Dans l'opinion publique, un sportif est rarement associé à l'intelligence. Il est réduit à sa stricte performance, à ses piètres interviews où il ne fait que réciter un tissu de banalités. Mais ces athlètes n'en doivent pas moins utiliser leur matière grise pour performer au plus haut niveau.
Aux Etats-Unis, cette réflexion est revenue lors de la dernière draft de la NFL. La grand-messe, pêche aux futurs talents, suivie par des armées de recruteurs, offre une exposition monstrueuse à de jeunes athlètes qui n'ont pas encore foulé la moindre pelouse de la National Football League.
C'est le cas de l'ancien quaterback de l'Université d'Ohio State, CJ Stroud. Le Californien de 21 ans a vécu une histoire étonnante dans le monde des casques, des anabolisants et des plaquages. La jeune pépite avait les faveurs de la cote pour être repêchée rapidement et figurer tout en haut du tableau. Mais c'était avant que le test «S2 Cognition» ne vienne jeter un trouble. CJ Stroud était incontestablement compétitif et athlétique, certes, mais le voilà taxé de sot: son taux de réussite au test n'a pas dépassé 18% (sur 100%), alors que l'autre star de la draft, Bryce Young, a obtenu un brillant score de 98%.

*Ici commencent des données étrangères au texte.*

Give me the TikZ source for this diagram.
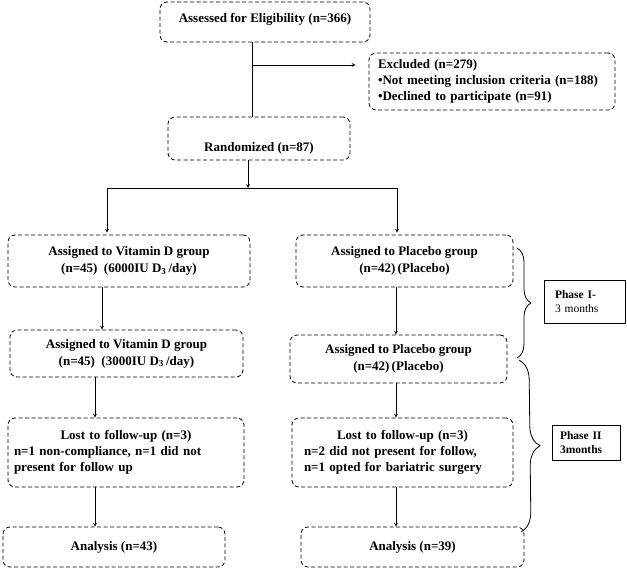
\documentclass[tikz,border=0pt]{standalone}
\usepackage{fontspec}
\setmainfont{Liberation Serif}
\usetikzlibrary{decorations.pathreplacing}
\begin{document}
\begin{tikzpicture}[x=1pt, y=-1pt,
        box/.style = {draw, line width=0.8pt, dash pattern=on 4pt off 2.5pt,
            rounded corners=7pt, inner sep=0pt, align=center,
            font=\fontsize{13}{16}\selectfont\bfseries},
        phase/.style = {draw, line width=0.8pt, inner ysep=0pt, align=left,
            font=\fontsize{11.5}{14}\selectfont},
        arrow/.style = {line width=0.7pt,-stealth},
        brc/.style = {line width=0.8pt, decorate, decoration={brace, amplitude=#1}}]
    \useasboundingbox (0,0) rectangle (627,569);

    \node[box, minimum width=210pt, minimum height=40pt] (assess) at (265,22) {};
    \node[font=\fontsize{13}{16}\selectfont\bfseries] (assesstxt) at ([yshift=3pt]assess.center)
        {Assessed for Eligibility (n=366)};
    \node[box, minimum height=57pt, text width=228pt, inner xsep=9pt, align=left] (excl) at (492,81.5)
        {Excluded (n=279)\\•Not meeting inclusion criteria (n=188)\\•Declined to participate (n=91)};
    \node[box, minimum width=182pt, minimum height=43pt] (rand) at (259,138.5) {};
    \node[font=\fontsize{13}{16}\selectfont\bfseries] (randtxt) at ([yshift=-9.5pt]rand.center)
        {Randomized (n=87)};

    \node[box, minimum width=242pt, minimum height=52pt] (vd1) at (129,261)
        {Assigned to Vitamin D group\\[1pt](n=45)~~(6000IU D\textsubscript{3}\,/day)};
    \node[box, minimum width=217pt, minimum height=52pt] (pl1) at (404.5,261)
        {Assigned to Placebo group\\[1pt](n=42)\,(Placebo)};
    \node[box, minimum width=233pt, minimum height=47pt] (vd2) at (126.5,353.5)
        {Assigned to Vitamin D group\\[1pt](n=45)~~(3000IU D\textsubscript{3}\,/day)};
    \node[box, minimum width=217pt, minimum height=48pt] (pl2) at (398.5,359)
        {Assigned to Placebo group\\[1pt](n=42)\,(Placebo)};

    \node[box, minimum height=69pt, text width=224pt, inner xsep=6pt, align=left] (lost1) at (126,452.5)
        {\makebox[\linewidth]{Lost to follow-up (n=3)}\\n=1 non-compliance, n=1 did not\\present for follow up};
    \node[box, minimum height=69pt, text width=197pt, inner xsep=12pt, align=left] (lost2) at (402.5,452.5)
        {\makebox[\linewidth]{Lost to follow-up (n=3)}\\n=2 did not present for follow,\\n=1 opted for bariatric surgery};

    \node[box, minimum width=222pt, minimum height=40pt] (an1) at (114,547) {Analysis (n=43)};
    \node[box, minimum width=223pt, minimum height=40pt] (an2) at (412.5,547) {Analysis (n=39)};

    \node[phase, minimum height=43pt, text width=59pt, inner xsep=11pt] (ph1) at (584.5,301.5)
        {\textbf{Phase I-}\\3 months};
    \node[phase, minimum height=35pt, text width=52pt, inner xsep=8pt] (ph2) at (586,442.5)
        {\textbf{Phase II}\\\textbf{3months}};

    \coordinate (bend) at (252,65);
    \draw[line width=0.8pt] (assess.south -| bend) -- (rand.north -| bend);
    \draw[arrow, shorten >=13pt] (bend) -- (excl.west |- bend);

    \coordinate (split) at (248,188);
    \coordinate (sl) at (107,188);
    \coordinate (sr) at (397,188);
    \draw[arrow] (rand.south -| split) -- (split);
    \draw[line width=0.8pt] (sl) -- (sr);
    \draw[arrow, shorten >=2pt] (sl) -- (vd1.north -| sl);
    \draw[arrow, shorten >=2pt] (sr) -- (pl1.north -| sr);

    \draw[arrow] (vd1.south -| 102,0) -- (vd2.north -| 102,0);
    \draw[arrow] (vd2.south -| 95,0) -- (lost1.north -| 95,0);
    \draw[arrow] (lost1.south -| 95,0) -- (an1.north -| 95,0);
    \draw[arrow] (pl1.south -| 396,0) -- (pl2.north -| 396,0);
    \draw[arrow] (pl2.south -| 396,0) -- (lost2.north -| 396,0);
    \draw[arrow] (lost2.south -| 396,0) -- (an2.north -| 396,0);

    \draw[brc=14pt] (517,248) -- (517,358);
    \draw[brc=20pt] (519,360) -- (521,532);
\end{tikzpicture}
\end{document}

Rien de grave pour Stroud, qui n'hésite pas dire qu'il est seulement «un joueur de football» et ne prétend pas être un génie. Mais sur Twitter, les ragots vont vite et son intelligence est rapidement mise en doute. Or ce sont deux choses totalement différentes: comme le révèle le compte officiel du «S2 Cognition», l'analyse est plus pointue que la simple dichotomie entre bête ou intelligent.
Dans un match de foot US, comme dans le sport de très haut niveau en général, la gestion et l'acuité visuelle sont primordiales. La somme des facteurs à maîtriser est importante, d'où l'intelligence de jeu d'un grand champion; le temps y est réduit et instantané, la prise de décision doit être infiniment rapide dans le feu de l'action.
Dans le cas de CJ Stroud, il est question de tout ça et non d'une quelconque sottise qu'on lui prête sur les réseaux sociaux. EN NFL où le jeu est ultraconnecté, avec des joueurs équipés d'oreillettes pour communiquer avec les coachs, les quaterback sont les éléments centraux de l'échiquier tactique. Ils doivent avaler un livre volumineux à chaque intersaison, afin d'assimiler plus de 1000 séquences de passes et de courses que l'attaque pourrait utiliser au cours d'un match. Pour les recruteurs, où la moindre prise de décision pèse plusieurs millions de dollars, le hasard n'est pas une option tactique.
Si dans le football à deux pieds, comme nous le connaissons en Europe, ces tests n'existent pas, Wayne Rooney s'était longuement épanché sur l'intelligence de jeu, «le QI football» comme on l'appelle dans le jargon. Un match de foot lui paraissait physiquement éprouvant mais Rooney se sentait particulièrement épuisé mentalement à la fin d'une partie.
Pour un joueur, football traditionnel ou football américain, le traitement de l'information doit être si rapide qu'il développe des facultés que nous autres, le commun des mortels, n'avons pas intégrés. On parle d'un niveau de conscience au-dessus de la moyenne qui permet aux grands joueurs d'évoluer aisément dans un rythme infernal. C'est là que la différence se marque.
Après l'emballement médiatique outre atlantique, CJ Stroud a tout de même été repêché en deuxième position par la franchise des Houston Texans, malgré les réticences de plusieurs recruteurs. Il s'est permis de rappeler à ses détracteurs, dans un entretien à CBS, qu'il n'aurait pas pu «jouer à Ohio State sans être intelligent».
Stroud n'est pas un cas isolé. En 2012, Morris Claiborne avait vu ses propositions se faire rares lors de son tour de draft après une mésaventure semblable. L'actuel cornerback des Chiefs de Kansas City n'avait réussi qu'un 4 sur 50 au test Wonderlic. Huit ans plus tard, ces prétendues carences intellectuelles ne l'ont pas empêché de claquer un Superbowl et de devenir l'une des références à son poste.
Une illustration qui démontre que le test d'aptitudes n'est peut-être pas infaillible pour déceler un futur crack. A force de prévoir, contrôler, calculer, ne faut-il pas laisser la vérité du terrain éclater, sachant qu'un sportif de premier plan est capable d’apprendre et de s’adapter en permanence? Une qualité difficilement détectable en passant des batteries de tests.